We went to a beautiful waterfall next- the one used in "The Beach"- and Matt and I swam in its frigid pool. I accidentally smashed my knee on a rock in my eagerness to dive in, and swam out to be pummeled by the waterfall's cascading drops, letting the cold numb my pain. It didn't stop the blood though, and Fiona gave me a band-aid back at a small cafe where we shared hot chocolate, peanuts, and a disgusting trail mix made with dried fish.

Moving on, we stopped for the sunset and slices of watermelon at a vista point, then attempted a night safari- from within our car! A wild elephant came out onto the road and ran after us, and it soon became a game: we'd scream at the driver, half-scared and half-excited as we drove quickly away from it, then throw the car in reverse to head back for photos which never wound up turning out. We'd all push closely together, or hold our cameras out beyond our view and snap blindly away in the dark. At most, we'd catch his eyes shining from his dark mass of flesh, but generally, it was one of our elbows, hands, heads, or a pole from our bus in the frame; it was hilarious. And, as we drove freezing in the open air, we laughed hysterically at seeing what we joked were the same animals over and over again, walking to their next scheduled location. The stars were bright and drowned the night sky in constellations viewed with our heads upside-down.

I drank hot tea back at the guesthouse, and since its food was such crap, neither I nor anyone else wanted to put up with it again. So, we walked up the road to the German-owned "Garden Lodge" with cars and trucks passing way too quickly on our right. I had beef soup, fries, and a chicken sandwich, and none of it was that bad! Matt and Monica were pissed about their pork and potatoes being cold, but everything else was otherwise fine. The group really gelled, and that's what made this day and a half in Khao Yai so wonderful. Right now, I hear distant karaoke coming in loud and clear, and I have no choice but to let it lull me to sleep.

*

I am on the road now, sitting behind the seats of Lynn & Peter's pick-up truck and heading to Trat, hoping we'll make it in time for the last ferry to Ko Chang. It's not quite noon yet, but we've already had a little lunch from 7-11: a mass-produced tuna sandwich on white bread which had an almost chemical aftertaste, my favorite nori seaweed-flavored Lays potato chips, some yam and peanut chips, and an orange drink containing floating bits of jelly. When we stopped at a bank, Peter pulled out his iPod and of course I was curious as to what was on it. I was stunned: Queens of the Stone Age, Radiohead, Coldplay, Primus, The Charlatans, The Stone Roses, The Strokes, and fucking Interpol's new record!

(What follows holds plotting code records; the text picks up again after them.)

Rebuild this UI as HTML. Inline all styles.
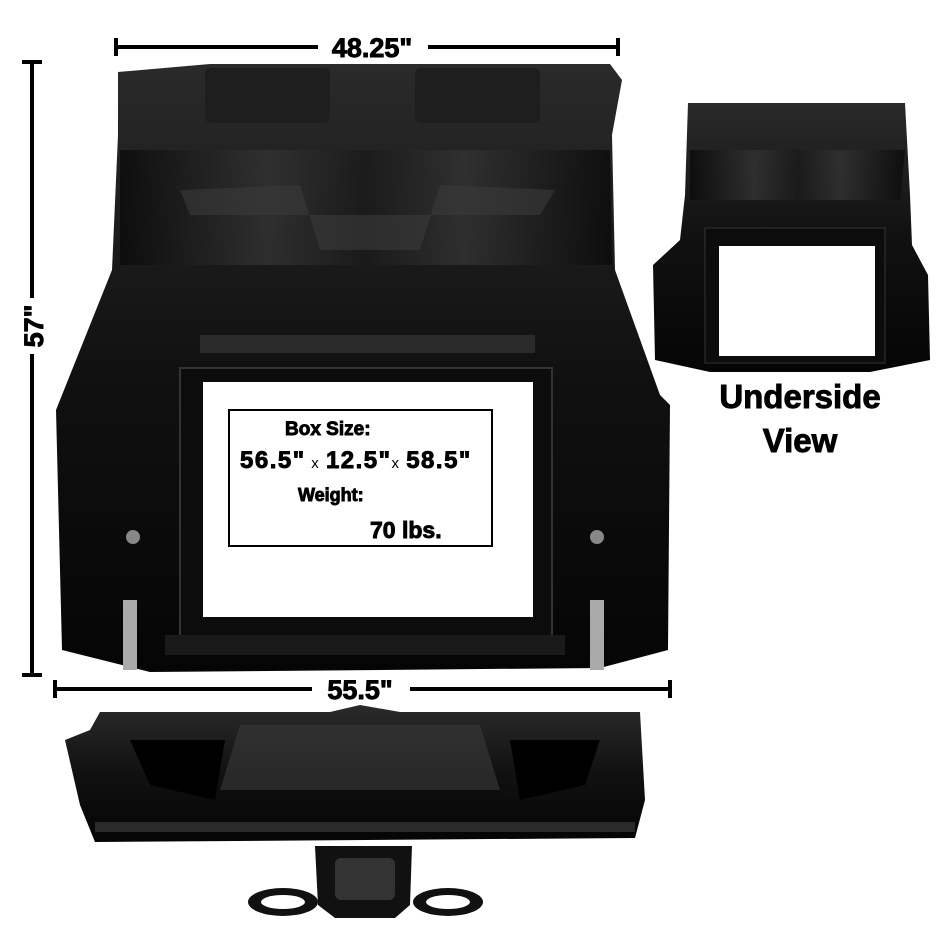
<!DOCTYPE html>
<html><head><meta charset="utf-8"><style>
html,body{margin:0;padding:0;background:#fff;}
svg{display:block;}
text{font-family:"Liberation Sans",sans-serif;font-weight:bold;fill:#000;stroke:#000;stroke-width:0.9;}
</style></head><body>
<svg width="950" height="950" viewBox="0 0 950 950" xmlns="http://www.w3.org/2000/svg">
<defs>
<linearGradient id="g1" x1="0" y1="0" x2="0" y2="1">
<stop offset="0" stop-color="#2a2a2a"/><stop offset="0.5" stop-color="#111"/><stop offset="1" stop-color="#050505"/>
</linearGradient>
<linearGradient id="g2" x1="0" y1="0" x2="1" y2="0">
<stop offset="0" stop-color="#0a0a0a"/><stop offset="0.3" stop-color="#333"/><stop offset="0.5" stop-color="#1a1a1a"/><stop offset="0.7" stop-color="#333"/><stop offset="1" stop-color="#0a0a0a"/>
</linearGradient>
</defs>
<!-- top dimension -->
<line x1="116" y1="47" x2="618" y2="47" stroke="#000" stroke-width="4"/>
<line x1="116" y1="38" x2="116" y2="56" stroke="#000" stroke-width="4"/>
<line x1="618" y1="38" x2="618" y2="56" stroke="#000" stroke-width="4"/>
<rect x="318" y="32" width="110" height="28" fill="#fff"/>
<text x="372" y="57" font-size="27" text-anchor="middle">48.25"</text>
<!-- left dimension -->
<line x1="32" y1="62" x2="32" y2="675" stroke="#000" stroke-width="4"/>
<line x1="22" y1="62" x2="42" y2="62" stroke="#000" stroke-width="4"/>
<line x1="22" y1="675" x2="42" y2="675" stroke="#000" stroke-width="4"/>
<rect x="18" y="298" width="28" height="56" fill="#fff"/>
<text x="0" y="0" font-size="27" text-anchor="middle" transform="translate(43,326) rotate(-90)">57"</text>
<!-- main part -->
<path d="M118 72 L210 64 L610 64 L622 80 L612 135 L615 270 L660 395 L670 405 L668 650 L600 668 L150 672 L62 650 L56 410 L112 270 L118 135 Z" fill="url(#g1)"/>
<path d="M120 150 L610 150 L612 265 L120 265 Z" fill="url(#g2)" opacity="0.8"/>
<rect x="205" y="68" width="125" height="55" rx="6" fill="#1e1e1e"/>
<rect x="415" y="68" width="125" height="55" rx="6" fill="#1e1e1e"/>
<path d="M180 190 L300 185 L320 250 L420 250 L440 185 L555 190 L540 215 L190 215 Z" fill="#3a3a3a" opacity="0.6"/>
<rect x="200" y="335" width="335" height="18" fill="#2a2a2a"/>
<!-- window frame -->
<rect x="180" y="368" width="372" height="270" fill="#0c0c0c" stroke="#333" stroke-width="2"/>
<rect x="203" y="382" width="330" height="235" fill="#fff"/>
<rect x="165" y="635" width="400" height="20" fill="#1a1a1a"/>
<circle cx="133" cy="537" r="7" fill="#888"/><circle cx="597" cy="537" r="7" fill="#888"/>
<rect x="123" y="600" width="14" height="70" fill="#aaa"/><rect x="590" y="600" width="14" height="70" fill="#aaa"/>
<!-- text box -->
<rect x="229" y="410" width="263" height="136" fill="#fff" stroke="#000" stroke-width="2"/>
<text x="285" y="435" font-size="19">Box Size:</text>
<text x="240" y="468" font-size="24" letter-spacing="1.5">56.5"<tspan font-size="15" font-weight="normal" stroke-width="0"> x </tspan>12.5"<tspan font-size="15" font-weight="normal" stroke-width="0">x </tspan>58.5"</text>
<text x="298" y="501" font-size="18">Weight:</text>
<text x="370" y="538" font-size="23">70 lbs.</text>
<!-- bottom dimension -->
<line x1="55" y1="689" x2="670" y2="689" stroke="#000" stroke-width="4"/>
<line x1="55" y1="680" x2="55" y2="698" stroke="#000" stroke-width="4"/>
<line x1="670" y1="680" x2="670" y2="698" stroke="#000" stroke-width="4"/>
<rect x="312" y="675" width="98" height="28" fill="#fff"/>
<text x="360" y="699" font-size="27" text-anchor="middle">55.5"</text>
<!-- bottom part -->
<path d="M100 712 L330 712 L360 705 L400 712 L640 712 L645 800 L635 838 L95 842 L80 805 L65 740 L90 730 Z" fill="url(#g1)"/>
<path d="M240 725 L480 725 L500 790 L220 790 Z" fill="#3a3a3a" opacity="0.6"/>
<path d="M130 740 L225 740 L215 800 L150 785 Z" fill="#000"/>
<path d="M510 740 L600 740 L585 785 L520 800 Z" fill="#000"/>
<rect x="95" y="822" width="540" height="10" fill="#2a2a2a"/>
<!-- small part -->
<path d="M315 846 L412 846 L410 905 L395 918 L335 918 L318 905 Z" fill="#111"/>
<rect x="335" y="858" width="60" height="42" rx="6" fill="#333"/>
<ellipse cx="283" cy="902" rx="35" ry="14" fill="#111"/><ellipse cx="283" cy="902" rx="22" ry="7" fill="#fff"/>
<ellipse cx="448" cy="902" rx="35" ry="14" fill="#111"/><ellipse cx="448" cy="902" rx="22" ry="7" fill="#fff"/>
<!-- underside view -->
<path d="M688 103 L905 103 L910 195 L912 245 L928 275 L930 360 L870 372 L710 372 L655 360 L653 265 L680 240 L685 195 Z" fill="url(#g1)"/>
<path d="M690 150 L905 150 L900 200 L690 200 Z" fill="url(#g2)" opacity="0.8"/>
<rect x="705" y="228" width="180" height="135" fill="#0c0c0c" stroke="#333"/>
<rect x="719" y="246" width="156" height="110" fill="#fff"/>
<text x="800" y="408" font-size="33" text-anchor="middle">Underside</text>
<text x="800" y="452" font-size="33" text-anchor="middle">View</text>
</svg>
</body></html>
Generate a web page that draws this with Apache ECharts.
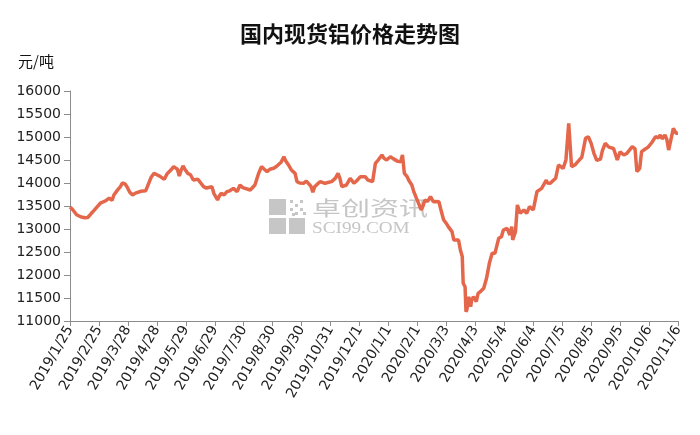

I sat for a little while back in the car, looking out at the passing fields, trees, mountains, Thai signage, and the small markets of small towns' lazy days, and started feeling so emotional. Listening to "Narc" and "Not Even Jail", I thought of the wintry home I am halfway around the world from now. I thought of Jamie doing yoga in the morning or cooking kale with some brown rice for herself and Eric, or coming home in her clown outfit with painted rosy cheeks to match her polka dots. And I thought of the people at Gilda's Club, maybe because I had so often listened to that music to and from our Thursday night sessions, but more likely because they are such constant and important characters in my life back home. And as we wove into oncoming traffic to pass the slow open-air vehicles or trucks with no brake lights, of course I thought of the one person whose always been on my mind, and just felt the warmest melancholy: the type of heaviness that stems from longing, but also from the appreciation, gratitude, and love which comes just before tears of joy. Music can make the furthest things away feel so close.

And now the sun is setting over the southern beach of Ko Chang, and I am relaxing in a hammock with a beer Singha, grateful the world is so small and that this journey has been nothing short of magical.